China has been slow to reduce trade barriers and government subsidies as part of its WTO commitments and will face greater scrutiny from the US, Secretary of Commerce Donald Evans said.
The US Department of Commerce will soon begin dispatching senior officials to Beijing each month to prod the Chinese government to cut barriers to US imports and curb the proliferation of pirated movies, music and clothes, Evans said in a telephone interview.
"We're going to be taking aggressive action," Evans said. "They need to be doing more. They need to be doing much more."
The Bush administration is stepping up scrutiny of China, which had a record US$103 billion trade surplus with the US last year, as part of an effort to help US manufacturers.
This week the department is hosting seven separate roundtable meetings with manufacturers in towns from Los Angeles to Columbus, Ohio, to try to come up with ways to help those companies.
Two million manufacturing workers have lost their jobs in the last two years, and the companies blame that in part on the surge of imports from China.

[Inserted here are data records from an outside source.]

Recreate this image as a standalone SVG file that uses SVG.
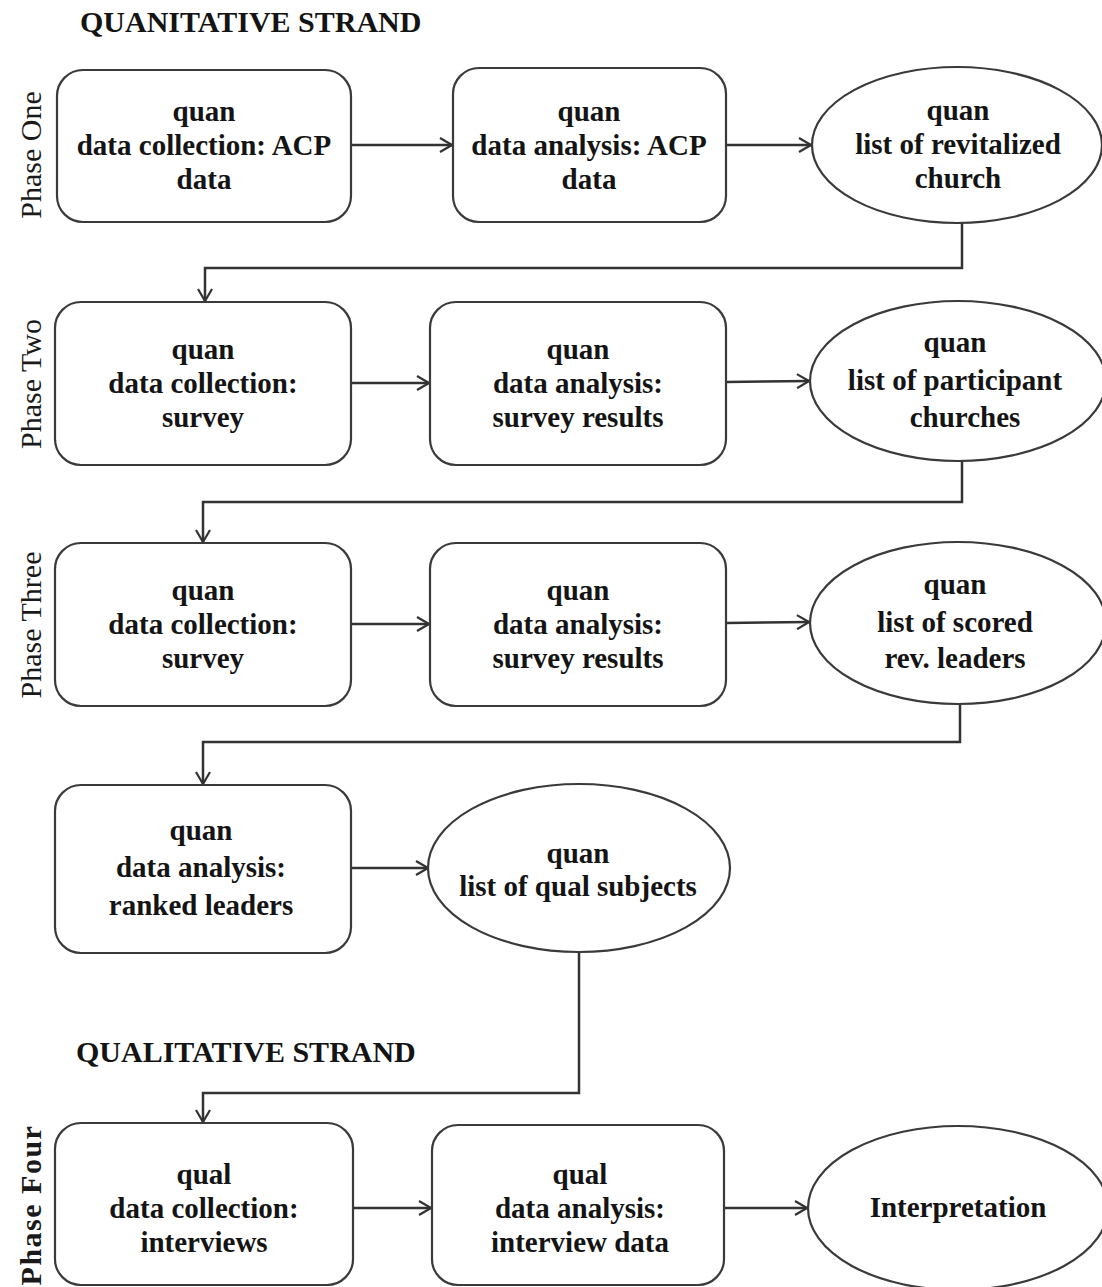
<svg xmlns="http://www.w3.org/2000/svg" width="1102" height="1287" viewBox="0 0 1102 1287">
  <style>
    .box { fill: #ffffff; stroke: #3a3a3a; stroke-width: 2.2; }
    .lbl { font-family: "Liberation Serif", "Times New Roman", serif; font-weight: bold; font-size: 29px; fill: #141414; text-anchor: middle; }
    .head { font-family: "Liberation Serif", "Times New Roman", serif; font-weight: bold; font-size: 30px; fill: #141414; }
    .phase { font-family: "Liberation Serif", "Times New Roman", serif; font-size: 30px; fill: #1a1a1a; text-anchor: middle; }
    .edge { fill: none; stroke: #333333; stroke-width: 2.5; }
  </style>
  <defs>
    <marker id="arrow" viewBox="0 0 14 16" refX="13" refY="8" markerWidth="14" markerHeight="16" markerUnits="userSpaceOnUse" orient="auto">
      <path d="M1,1 L13,8 L1,15" fill="none" stroke="#333333" stroke-width="2.2"/>
    </marker>
  </defs>
  <rect width="1102" height="1287" fill="#ffffff"/>

  <!-- strand headings -->
  <text class="head" x="80" y="32">QUANITATIVE STRAND</text>
  <text class="head" x="76" y="1062">QUALITATIVE STRAND</text>

  <!-- phase labels -->
  <text class="phase" transform="translate(41,155) rotate(-90)">Phase One</text>
  <text class="phase" transform="translate(41,384) rotate(-90)">Phase Two</text>
  <text class="phase" transform="translate(41,625) rotate(-90)">Phase Three</text>
  <text class="phase" font-weight="bold" letter-spacing="1.5" transform="translate(41,1205) rotate(-90)">Phase Four</text>

  <!-- connectors -->
  <g id="connectors">
    <line class="edge" x1="351" y1="145" x2="452" y2="145" marker-end="url(#arrow)"/>
    <line class="edge" x1="726" y1="145" x2="811" y2="145" marker-end="url(#arrow)"/>
    <path class="edge" d="M962,222 V268 H205 V301" marker-end="url(#arrow)"/>

    <line class="edge" x1="351" y1="383" x2="429" y2="383" marker-end="url(#arrow)"/>
    <line class="edge" x1="726" y1="382" x2="809" y2="381" marker-end="url(#arrow)"/>
    <path class="edge" d="M962,460 V502 H203 V542" marker-end="url(#arrow)"/>

    <line class="edge" x1="351" y1="624" x2="429" y2="624" marker-end="url(#arrow)"/>
    <line class="edge" x1="726" y1="623" x2="809" y2="622" marker-end="url(#arrow)"/>
    <path class="edge" d="M960,705 V742 H203 V784" marker-end="url(#arrow)"/>

    <line class="edge" x1="351" y1="868" x2="428" y2="868" marker-end="url(#arrow)"/>
    <path class="edge" d="M579,953 V1093 H203 V1122" marker-end="url(#arrow)"/>

    <line class="edge" x1="353" y1="1208" x2="431" y2="1208" marker-end="url(#arrow)"/>
    <line class="edge" x1="724" y1="1208" x2="807" y2="1208" marker-end="url(#arrow)"/>
  </g>

  <!-- phase one -->
  <g id="p1-collect">
    <rect class="box" x="57" y="70" width="294" height="152" rx="26"/>
    <text class="lbl" x="204" y="121">quan</text>
    <text class="lbl" x="204" y="155">data collection: ACP</text>
    <text class="lbl" x="204" y="189">data</text>
  </g>
  <g id="p1-analysis">
    <rect class="box" x="453" y="68" width="273" height="154" rx="26"/>
    <text class="lbl" x="589" y="121">quan</text>
    <text class="lbl" x="589" y="155">data analysis: ACP</text>
    <text class="lbl" x="589" y="189">data</text>
  </g>
  <g id="p1-result">
    <ellipse class="box" cx="957" cy="145" rx="145" ry="78"/>
    <text class="lbl" x="958" y="120">quan</text>
    <text class="lbl" x="958" y="154">list of revitalized</text>
    <text class="lbl" x="958" y="188">church</text>
  </g>

  <!-- phase two -->
  <g id="p2-collect">
    <rect class="box" x="55" y="302" width="296" height="163" rx="26"/>
    <text class="lbl" x="203" y="359">quan</text>
    <text class="lbl" x="203" y="393">data collection:</text>
    <text class="lbl" x="203" y="427">survey</text>
  </g>
  <g id="p2-analysis">
    <rect class="box" x="430" y="302" width="296" height="163" rx="26"/>
    <text class="lbl" x="578" y="359">quan</text>
    <text class="lbl" x="578" y="393">data analysis:</text>
    <text class="lbl" x="578" y="427">survey results</text>
  </g>
  <g id="p2-result">
    <ellipse class="box" cx="958" cy="381" rx="148" ry="80"/>
    <text class="lbl" x="955" y="352">quan</text>
    <text class="lbl" x="955" y="390">list of participant</text>
    <text class="lbl" x="965" y="427">churches</text>
  </g>

  <!-- phase three -->
  <g id="p3-collect">
    <rect class="box" x="55" y="543" width="296" height="163" rx="26"/>
    <text class="lbl" x="203" y="600">quan</text>
    <text class="lbl" x="203" y="634">data collection:</text>
    <text class="lbl" x="203" y="668">survey</text>
  </g>
  <g id="p3-analysis">
    <rect class="box" x="430" y="543" width="296" height="163" rx="26"/>
    <text class="lbl" x="578" y="600">quan</text>
    <text class="lbl" x="578" y="634">data analysis:</text>
    <text class="lbl" x="578" y="668">survey results</text>
  </g>
  <g id="p3-result">
    <ellipse class="box" cx="958" cy="623" rx="148" ry="81"/>
    <text class="lbl" x="955" y="594">quan</text>
    <text class="lbl" x="955" y="632">list of scored</text>
    <text class="lbl" x="955" y="668">rev. leaders</text>
  </g>

  <!-- ranking step -->
  <g id="p3-rank">
    <rect class="box" x="55" y="785" width="296" height="168" rx="26"/>
    <text class="lbl" x="201" y="840">quan</text>
    <text class="lbl" x="201" y="877">data analysis:</text>
    <text class="lbl" x="201" y="915">ranked leaders</text>
  </g>
  <g id="p3-subjects">
    <ellipse class="box" cx="579" cy="868" rx="151" ry="84"/>
    <text class="lbl" x="578" y="863">quan</text>
    <text class="lbl" x="578" y="896">list of qual subjects</text>
  </g>

  <!-- phase four -->
  <g id="p4-collect">
    <rect class="box" x="55" y="1123" width="298" height="162" rx="26"/>
    <text class="lbl" x="204" y="1184">qual</text>
    <text class="lbl" x="204" y="1218">data collection:</text>
    <text class="lbl" x="204" y="1252">interviews</text>
  </g>
  <g id="p4-analysis">
    <rect class="box" x="432" y="1125" width="292" height="160" rx="26"/>
    <text class="lbl" x="580" y="1184">qual</text>
    <text class="lbl" x="580" y="1218">data analysis:</text>
    <text class="lbl" x="580" y="1252">interview data</text>
  </g>
  <g id="p4-result">
    <ellipse class="box" cx="958" cy="1208" rx="150" ry="82"/>
    <text class="lbl" x="958" y="1217">Interpretation</text>
  </g>
</svg>
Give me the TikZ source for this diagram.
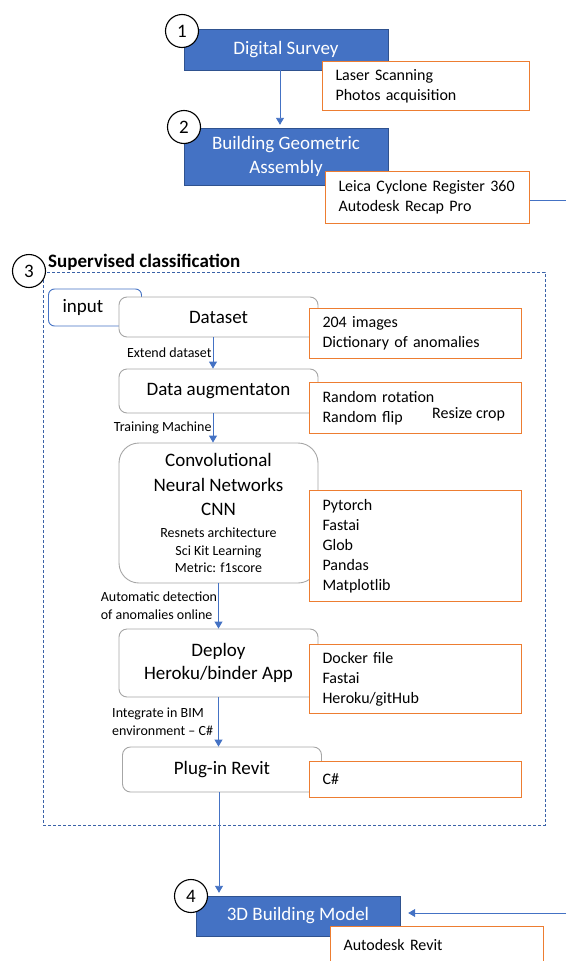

"The two most important issues facing manufacturing are health-care costs and China," said Frank Vargo, vice president for international affairs at the National Association of Manufacturers, which represents 14,000 companies in the US.
Textile warfare
Textile companies have been the most outspoken, saying the growth in imports from China since that country joined the WTO in Dec. 2001 means that the administration needs to do more to help domestic companies. Chinese sales of textiles to the US rose by 63 percent to US$3.15 billion last year.
"If our government doesn't move against China, they will legally take this entire market," said Cass Johnson, vice president of the American Textile Manufacturers Institute.
His association, which rep-resents Cone Mills Corp, Dan River Inc and dozens of other US textile and apparel makers, plans to appeal to the Commerce Department to block Chinese imports of goods such as brassieres, gloves and dressing gowns "very soon," Johnson said.
Evans said it is too early to say whether Commerce would agree to block imports of those or other products. Still, he signaled that the administration was willing to help.
"We're going to make sure that our textile workers are not put in the position of having to fight illegal competition," Evans said. "We're going to make sure these countries play by the rules."